Doktorlar ve uzmanlar uzun zamandır dolaylı travmayı ve bundan etkilenenleri, özellikle de vakalarla ve hastalarla yakından ilgilenen askerleri, gazetecileri ve psikoterapistleri incelemeye odaklanmışlardır. Ancak, hızlı iletişim çağında ve özellikle sosyal medya platformları nedeniyle, dolaylı travma konusundaki tartışmalar giderek artan bir şekilde, cep telefonlarındaki içeriklere göz atmak için önemli miktarda zaman harcayan izleyici veya alıcıya odaklanmıştır.

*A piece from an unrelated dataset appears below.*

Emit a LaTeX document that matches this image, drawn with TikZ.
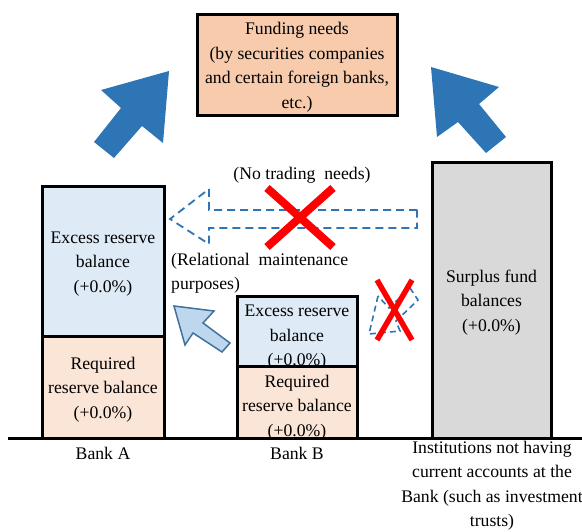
\documentclass[tikz,border=0pt]{standalone}
\usepackage{fontspec}
\setmainfont{Liberation Serif}
\begin{document}
\begin{tikzpicture}[x=1pt,y=-1pt,
  every node/.style={font=\fontsize{17.7}{24.5}\selectfont, inner sep=0pt, align=center},
  box/.style={draw=black, line width=3pt, text depth=0pt},
  bigarrow/.style={fill=arrowblue, draw=none},
  dasharrow/.style={draw=arrowblue, line width=1.8pt, dash pattern=on 8pt off 5pt},
  cross/.style={draw=red, line width=8pt},
  smallcross/.style={draw=red, line width=5.5pt}]
\definecolor{arrowblue}{HTML}{2E75B6}
\definecolor{fundfill}{HTML}{F8CBAD}
\definecolor{excessfill}{HTML}{DEEBF7}
\definecolor{reqfill}{HTML}{FBE5D6}
\definecolor{grayfill}{HTML}{D9D9D9}
\definecolor{lightarrow}{HTML}{BDD7EE}
\definecolor{lightarrowdraw}{HTML}{41719C}
\useasboundingbox (0,0) rectangle (582,532);

% Funding box
\node[box, fill=fundfill, minimum width=200pt, minimum height=101pt] (fund) at (297,65.5)
  {Funding needs\\(by securities companies\\and certain foreign banks,\\etc.)};

% big arrows
\path[bigarrow] (169,71) -- (101,90) -- (121,108) -- (94,142) -- (114,158) -- (142,126) -- (163,143) -- cycle;
\path[bigarrow] (431,67) -- (499,87) -- (479,104) -- (506,137) -- (486,153) -- (458,122) -- (437,137) -- cycle;

% Bank A
\node[box, fill=excessfill, minimum width=122pt, minimum height=150pt] (aex) at (103,262)
  {Excess reserve\\balance\\(+0.0\%)};
\node[box, fill=reqfill, minimum width=122pt, minimum height=101pt] (areq) at (103,387.5)
  {Required\\reserve balance\\(+0.0\%)};

% Bank B
\node[box, fill=excessfill, minimum width=120pt, minimum height=70pt, text height=68pt] (bex) at (297,332)
  {Excess reserve\\balance\\(+0.0\%)};
\node[box, fill=reqfill, minimum width=120pt, minimum height=71pt, text height=67pt] (breq) at (297,402.5)
  {Required\\reserve balance\\(+0.0\%)};

% Surplus
\node[box, fill=grayfill, minimum width=119pt, minimum height=275pt] (surp) at (491.5,300.5)
  {Surplus fund\\balances\\(+0.0\%)};

% axis
\coordinate (axl) at (8,438);
\coordinate (axr) at (582,438);
\draw[line width=3pt] (axl) -- (axr);

% labels
\node (la) at (103,453) {Bank A};
\node (lb) at (297,453) {Bank B};
\node (lc) at (492,485.5) {Institutions not having\\current accounts at the\\Bank (such as investment\\trusts)};

\node (nt) at (302,175) {(No trading\ \ needs)};
\node[anchor=west, align=left] (rm) at (171,273) {(Relational\ \ maintenance\\purposes)};

% dashed big arrow
\draw[dasharrow] (417,210) -- (209,210) -- (209,189) -- (170,219) -- (209,244) -- (209,228) -- (417,228) -- cycle;
\draw[cross] (267,188) -- (333,247);
\draw[cross] (333,188) -- (267,247);

% light arrow
\draw[fill=lightarrow, draw=lightarrowdraw, line width=1.5pt, line join=miter]
  (174,306) -- (214,311) -- (203,323) -- (230,343) -- (222,352) -- (193,333) -- (185,345) -- cycle;

% small dashed arrow
\draw[dasharrow, line width=1.6pt, dash pattern=on 6pt off 4pt]
  (378,296) -- (369,334) -- (400,331) -- (396,321) -- (418,300) -- (410,288) -- (389,308) -- cycle;
\draw[smallcross] (377,280) -- (412,340);
\draw[smallcross] (412,280) -- (377,340);
\end{tikzpicture}
\end{document}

Bunun temel nedeni, bu içeriğin kontrol edilememesi veya yönetilememesidir. Bir kullanıcı belirli bir materyali atlamaya karar verse bile, bu içerik farklı bir biçimde veya başka bir hesaptan hızla yeniden ortaya çıkmaktadır. Sonuç olarak, İsrail'in ölüm makinesinin çeşitli platformlardaki yüzlerce hesaptan sürekli akışının büyük hacmi nedeniyle, korkunç sahneler, bunlardan kaçınmak isteseler bile, kaçınılmaz olarak izleyicinin yolunu buluyor.

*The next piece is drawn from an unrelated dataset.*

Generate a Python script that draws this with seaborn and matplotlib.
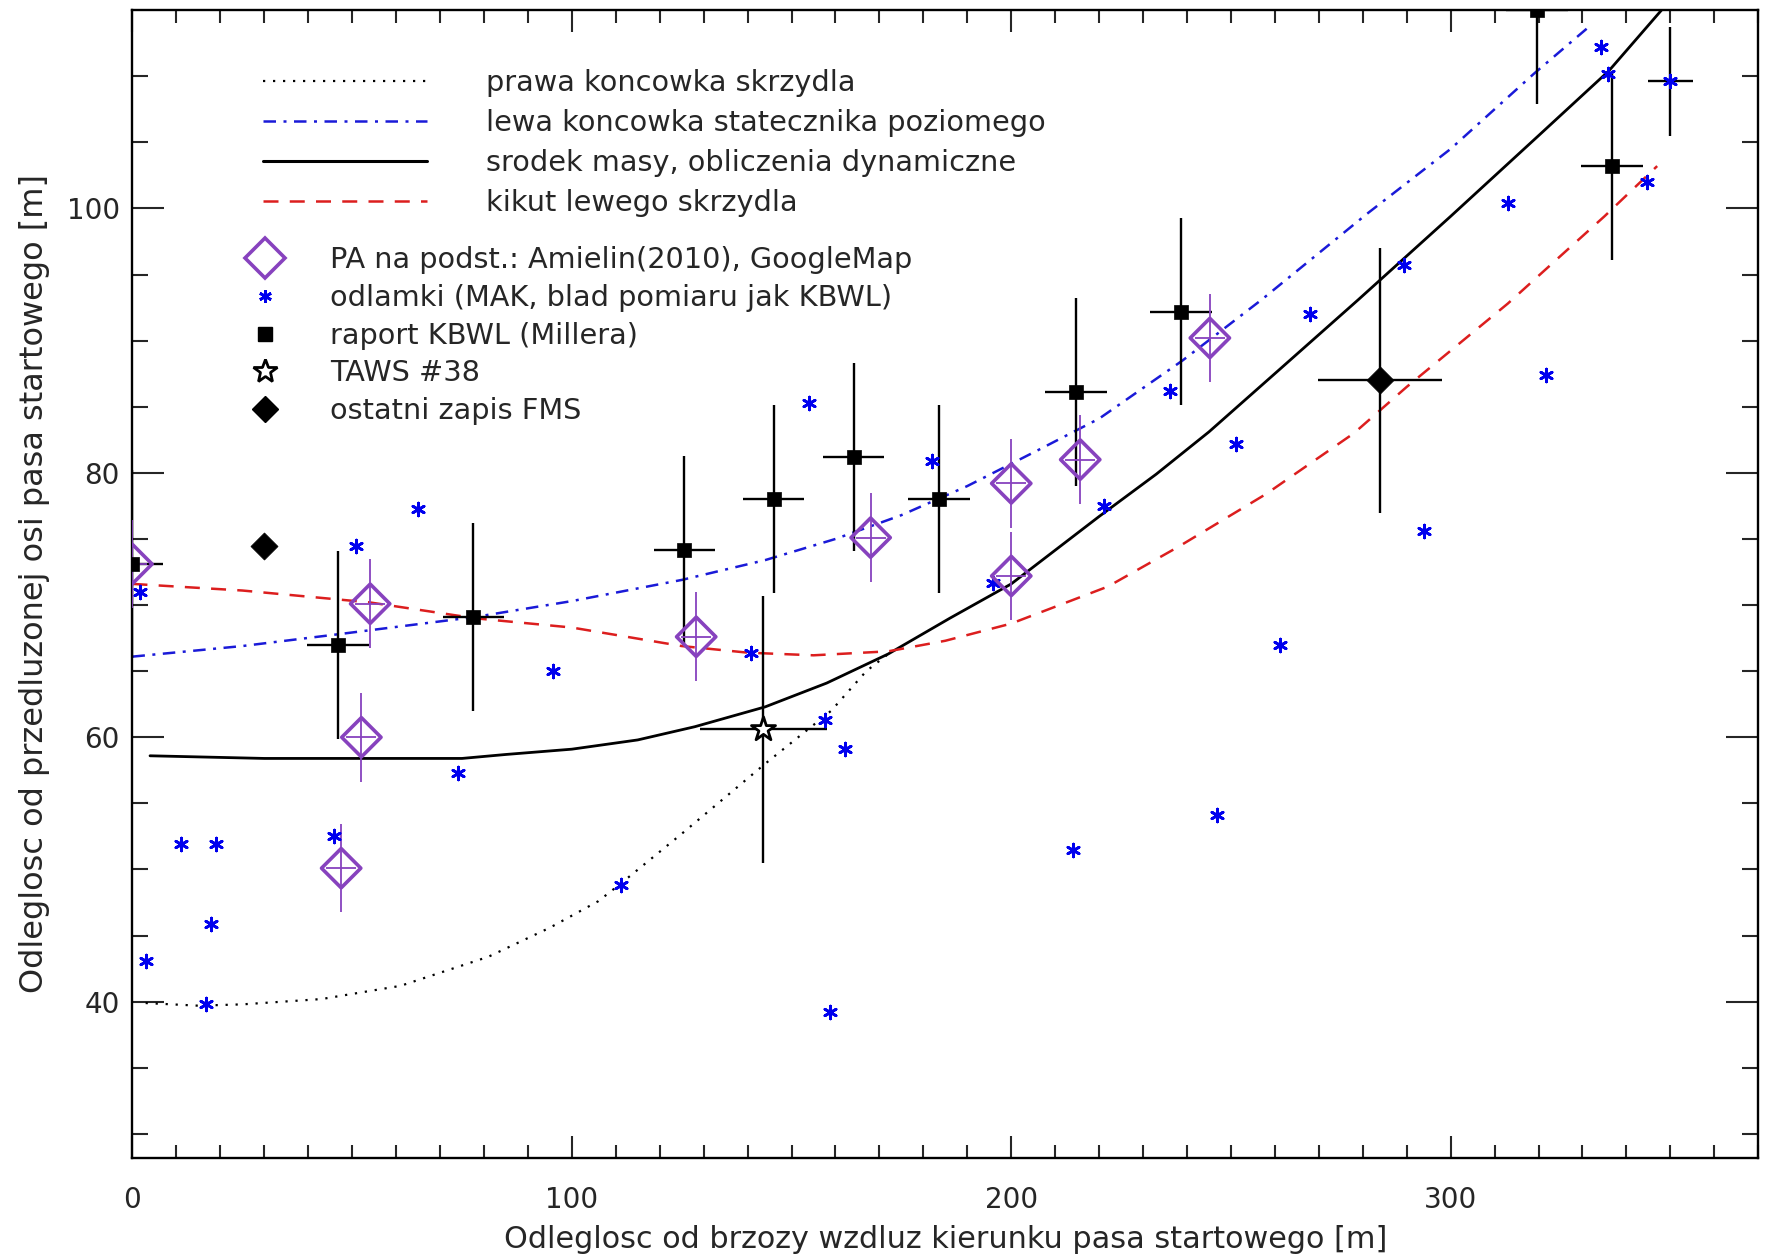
import numpy as np
import pandas as pd
import matplotlib
matplotlib.use("Agg")
import matplotlib.pyplot as plt
from matplotlib.lines import Line2D
import seaborn as sns

# ---------------- data ----------------
# curves
tip_right_x = [3, 15, 25, 43, 61, 81, 95, 106, 111, 125, 144, 159, 167, 172]
tip_right_y = [39.9, 39.7, 39.8, 40.2, 41.2, 43.4, 45.6, 47.6, 48.9, 52.7, 58.0, 62.0, 65.0, 66.3]

stab_left_x = [0, 25, 47, 78, 100, 125, 144, 160, 175, 190, 206, 220, 239, 257, 281, 300, 319, 331]
stab_left_y = [66.1, 66.9, 67.8, 69.1, 70.3, 71.9, 73.4, 75.0, 76.8, 79.0, 81.7, 84.1, 88.5, 93.1, 99.6, 104.5, 110.2, 113.6]

cm_x = [4, 30, 75, 85, 100, 115, 128, 144, 158, 172, 186, 200, 220, 233, 245, 261, 279, 300, 320, 336, 348]
cm_y = [58.6, 58.4, 58.4, 58.7, 59.1, 59.8, 60.8, 62.3, 64.1, 66.3, 69.0, 71.6, 76.7, 79.9, 83.1, 87.8, 93.1, 99.4, 105.5, 110.4, 115.0]

stump_x = [0, 25, 54, 78, 100, 125, 140, 155, 172, 185, 200, 222, 238, 258, 278, 290, 313, 335, 347]
stump_y = [71.6, 71.1, 70.2, 69.0, 68.3, 66.9, 66.4, 66.2, 66.5, 67.3, 68.6, 71.4, 74.4, 78.4, 83.0, 86.5, 92.8, 99.4, 103.2]

# PA (Amielin 2010, GoogleMap)
pa_x = [0, 54.1, 52.1, 47.5, 128.3, 168.0, 200.0, 200.0, 215.7, 245.2]
pa_y = [73.1, 70.1, 60.0, 50.1, 67.6, 75.1, 79.2, 72.2, 81.0, 90.2]
pa_xerr = 3.4
pa_yerr = 3.35

# fragments (MAK)
frag_x = [1.8, 3.1, 11, 19, 17.8, 16.8, 45.9, 50.8, 65.1, 74, 95.8, 111.1, 140.7, 154, 157.7,
          162.1, 158.8, 182, 195.8, 214, 221, 236.1, 246.9, 251.1, 261.2, 267.9, 289.3, 293.9,
          313.1, 321.8, 334.3, 335.7, 344.7, 350.0]
frag_y = [71.0, 43.1, 51.9, 51.9, 45.9, 39.8, 52.5, 74.5, 77.3, 57.3, 65.0, 48.8, 66.4, 85.3, 61.3,
          59.1, 39.2, 80.9, 71.7, 51.5, 77.5, 86.2, 54.1, 82.2, 67.0, 92.0, 95.7, 75.6,
          100.4, 87.4, 112.2, 110.2, 102.0, 109.6]
frag_err_x = [350.0]
frag_err_y = [109.6]
frag_err_dx = 5.2
frag_err_dy = 4.1

# KBWL report (Miller)
kbwl_x = [0, 46.8, 77.6, 125.6, 145.9, 164.1, 183.6, 214.7, 238.6, 319.7, 336.7]
kbwl_y = [73.1, 67.0, 69.1, 74.2, 78.0, 81.2, 78.0, 86.1, 92.2, 115.0, 103.2]
kbwl_xerr = 7.0
kbwl_yerr = 7.1

# TAWS #38
taws_x = [143.6]
taws_y = [60.6]
taws_xerr = 14.4
taws_yerr = 10.1

# last FMS record
fms_x = [283.9]
fms_y = [87.0]
fms_xerr = 14.2
fms_yerr = 10.0
fms2_x = [29.9]
fms2_y = [74.5]

labels_lines = ["prawa koncowka skrzydla",
                "lewa koncowka statecznika poziomego",
                "srodek masy, obliczenia dynamiczne",
                "kikut lewego skrzydla"]
labels_pts = ["PA na podst.: Amielin(2010), GoogleMap",
              "odlamki (MAK, blad pomiaru jak KBWL)",
              "raport KBWL (Millera)",
              "TAWS #38",
              "ostatni zapis FMS"]
xlabel = "Odleglosc od brzozy wzdluz kierunku pasa startowego [m]"
ylabel = "Odleglosc od przedluzonej osi pasa startowego [m]"

# ---------------- style ----------------
sns.set_style("ticks")
plt.rcParams['font.family'] = ['DejaVu Sans']
PURPLE = '#8742be'
BLUE = '#0000ee'
BLUE_L = '#1a1ad8'
RED = '#dc1e1e'

fig = plt.figure(figsize=(17.66, 12.58), dpi=100)
ax = fig.add_axes([0.0750, 0.0797, 0.9206, 0.9123])

ls_dot = (0, (1.0, 3.5))
ls_dashdot = (0, (5, 3, 1.2, 3))
ls_dash = (0, (6, 4.5))

sns.lineplot(x=tip_right_x, y=tip_right_y, ax=ax, color='black', linestyle=ls_dot, lw=1.6,
             sort=False, estimator=None)
sns.lineplot(x=stab_left_x, y=stab_left_y, ax=ax, color=BLUE_L, linestyle=ls_dashdot, lw=1.8,
             sort=False, estimator=None)
sns.lineplot(x=cm_x, y=cm_y, ax=ax, color='black', linestyle='-', lw=2.0,
             sort=False, estimator=None)
sns.lineplot(x=stump_x, y=stump_y, ax=ax, color=RED, linestyle=ls_dash, lw=1.8,
             sort=False, estimator=None)

# error bars
ax.errorbar(kbwl_x, kbwl_y, xerr=kbwl_xerr, yerr=kbwl_yerr, fmt='none', ecolor='black',
            elinewidth=1.7, capsize=0, zorder=3)
ax.errorbar(taws_x, taws_y, xerr=taws_xerr, yerr=taws_yerr, fmt='none', ecolor='black',
            elinewidth=1.7, capsize=0, zorder=3)
ax.errorbar(fms_x, fms_y, xerr=fms_xerr, yerr=fms_yerr, fmt='none', ecolor='black',
            elinewidth=1.7, capsize=0, zorder=3)
ax.errorbar(frag_err_x, frag_err_y, xerr=frag_err_dx, yerr=frag_err_dy, fmt='none',
            ecolor='black', elinewidth=1.7, capsize=0, zorder=3)
ax.errorbar(pa_x, pa_y, xerr=pa_xerr, yerr=pa_yerr, fmt='none', ecolor=PURPLE,
            elinewidth=1.3, capsize=0, zorder=4)

# markers
sns.scatterplot(x=frag_x, y=frag_y, ax=ax, marker=(6, 2, 0), s=85, color=BLUE,
                linewidth=2.0, zorder=5)
sns.scatterplot(x=kbwl_x, y=kbwl_y, ax=ax, marker='s', s=100, color='black',
                edgecolor='black', linewidth=0.5, zorder=5)
sns.scatterplot(x=pa_x, y=pa_y, ax=ax, marker='D', s=400, facecolor='none',
                edgecolor=PURPLE, linewidth=2.6, zorder=6)
sns.scatterplot(x=taws_x, y=taws_y, ax=ax, marker='*', s=330, facecolor='white',
                edgecolor='black', linewidth=2.0, zorder=6)
sns.scatterplot(x=fms_x + fms2_x, y=fms_y + fms2_y, ax=ax, marker='D', s=190,
                color='black', edgecolor='black', linewidth=0.5, zorder=6)

# axes
ax.set_xlim(0, 370)
ax.set_ylim(28.2, 115)
ax.set_xticks([0, 100, 200, 300])
ax.set_xticks(np.arange(0, 371, 10), minor=True)
ax.set_yticks([40, 60, 80, 100])
ax.set_yticks(np.arange(30, 115, 5), minor=True)
ax.tick_params(axis='x', which='major', direction='in', length=16, width=1.5, top=True,
               bottom=True, pad=20, labelsize=20)
ax.tick_params(axis='x', which='minor', direction='in', length=9.3, width=1.5, top=True,
               bottom=True)
ax.tick_params(axis='y', which='major', direction='in', length=23, width=1.5, left=True,
               right=True, pad=9, labelsize=20)
ax.tick_params(axis='y', which='minor', direction='in', length=11.5, width=1.5, left=True,
               right=True)
for s in ax.spines.values():
    s.set_visible(True)
    s.set_linewidth(1.7)
    s.set_color('black')
ax.set_xlabel(xlabel, fontsize=21.8, labelpad=8)
ax.set_ylabel(ylabel, fontsize=23, labelpad=12)

# legends
line_handles = [
    Line2D([], [], color='black', linestyle=ls_dot, lw=1.6),
    Line2D([], [], color=BLUE_L, linestyle=ls_dashdot, lw=1.8),
    Line2D([], [], color='black', linestyle='-', lw=2.2),
    Line2D([], [], color=RED, linestyle=ls_dash, lw=1.8),
]
leg1 = ax.legend(line_handles, labels_lines, loc='upper left', bbox_to_anchor=(0.0803, 0.949),
                 frameon=False, fontsize=20.7, handlelength=5.7, handletextpad=2.05,
                 labelspacing=0.42, borderpad=0, borderaxespad=0)
ax.add_artist(leg1)

pt_handles = [
    Line2D([], [], linestyle='none', marker='D', markersize=20, mfc='none', mec=PURPLE, mew=2.6),
    Line2D([], [], linestyle='none', marker=(6, 2, 0), markersize=9.2, color=BLUE, mew=2.0),
    Line2D([], [], linestyle='none', marker='s', markersize=10, color='black'),
    Line2D([], [], linestyle='none', marker='*', markersize=18, mfc='white', mec='black', mew=2.0),
    Line2D([], [], linestyle='none', marker='D', markersize=13.7, color='black'),
]
leg2 = ax.legend(pt_handles, labels_pts, loc='upper left', bbox_to_anchor=(0.0674, 0.794),
                 frameon=False, fontsize=20.7, handlelength=1.6, handletextpad=1.45,
                 labelspacing=0.335, borderpad=0, borderaxespad=0)

fig.savefig("out.png", dpi=100)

Bu kısmen devam eden vahşetten ve bol miktarda kan ve ceset içeren grafik içeriğin ezici mevcudiyetinden kaynaklanıyor. Dolayısıyla olumsuz haberlere maruz kalmak, travmatik olaylara doğrudan maruz kalmasalar bile insanları etkileyen bir “dolaylı travma” kaynağı haline gelmiştir.
Aktif savunuculuğa geçiş
Tüm bunlar önemli bir sonuca götürüyor: çatışmanın gerçekleri hakkında farkındalık yaratmaktan, adil anlatıyı yaymaktan ve yalan ve çarpıtılmış hikayelerle mücadele etmekten, gerçek dünyada eylem, değişim ve etki yaratan etkili ve aktif savunuculuğa geçme gerekliliği.

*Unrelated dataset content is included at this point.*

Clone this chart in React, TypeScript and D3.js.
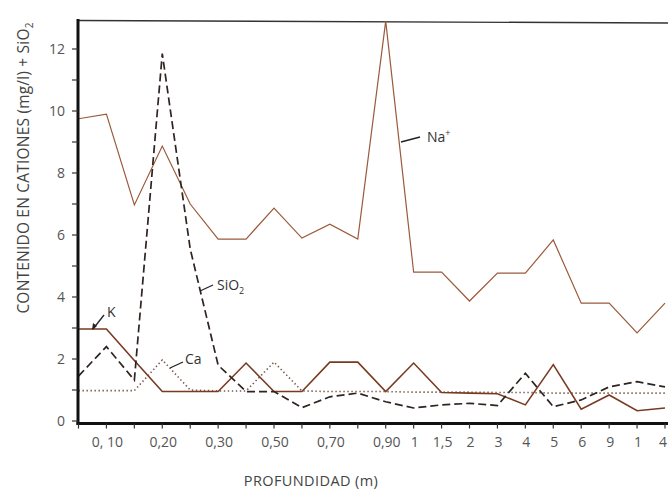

Dolayısıyla, sosyal, popüler ve yasal aktivizm, sanal dünyanın sunduklarını tamamlayan bir yol olarak önem kazanmakta ve nihayetinde Batı toplumlarında öğrenciler veya dışlanmışlar arasında görüldüğü gibi protestolara ve gösterilere doğrudan katılarak ahlaki görevini yerine getiren küresel bir topluluk yaratmaktadır. Bu gruplar, çeşitli nedenlerden dolayı, doğal sorumluluk duygularıyla, baskı uygulamak ya da herhangi bir şekilde etki yaratmak için harekete geçmeyi gerekli bulmuşlardır. Bu Filistin yanlısı aktivizm sanal dünyanın sağladığı bilgiye dayandığından, uzmanlaşma, belgeleme, koordinasyon ve entegrasyon olanakları göz önünde bulundurulduğunda daha organize ve siyasi yönelimli gruplar yaratma potansiyeline sahiptir.
Sanal dünyanın, Batı sisteminin kendi siyasi çıkarlarına aykırı her türlü faaliyeti bastırmak için kullanabileceği boşluklarla dolu olduğuna şüphe yok. İsrail Başbakanı'nın “Batı medeniyetinin” Gazze'ye ve onu destekleyen direniş güçlerine karşı yürüttüğü savaşta ön saflarda yer aldığı “medeniyetler savaşı” söyleminin yanı sıra, hem geleneksel hem de yeni çatışma yöntem ve tekniklerinin bilinçli ve uyumlu bir direniş sistemine entegre edilmesi gerekmektedir. Bu yapı, sanal empatinin yol açabileceği uyuşukluğu absorbe etmek ve bunu sadece ifade etmekle kalmayıp aynı zamanda gerçek dünyada eylem ve etkiye yol açan gerçek bir uyanışa dönüştürmek için sistematik olarak hareket etmelidir.
Modern teknolojileri kullanarak saha çalışmasını yönlendirmek ve etkinleştirmek konusunda elitlerin rolü burada yatmaktadır. Siyasi gerçeklikler çevrimiçi değil, sahada şekillenir; ancak sanal ortam duygu, inanç ve kanaat oluşturmak ve bunları gerçekler ve kanıtlar aracılığıyla teyit etmek için son derece önemlidir. Sanal dünyadan gerçek dünyaya geçiş, empatiyi eyleme dönüştürmek için gereklidir ve Filistin büyük ölçüde eylemi hak eder.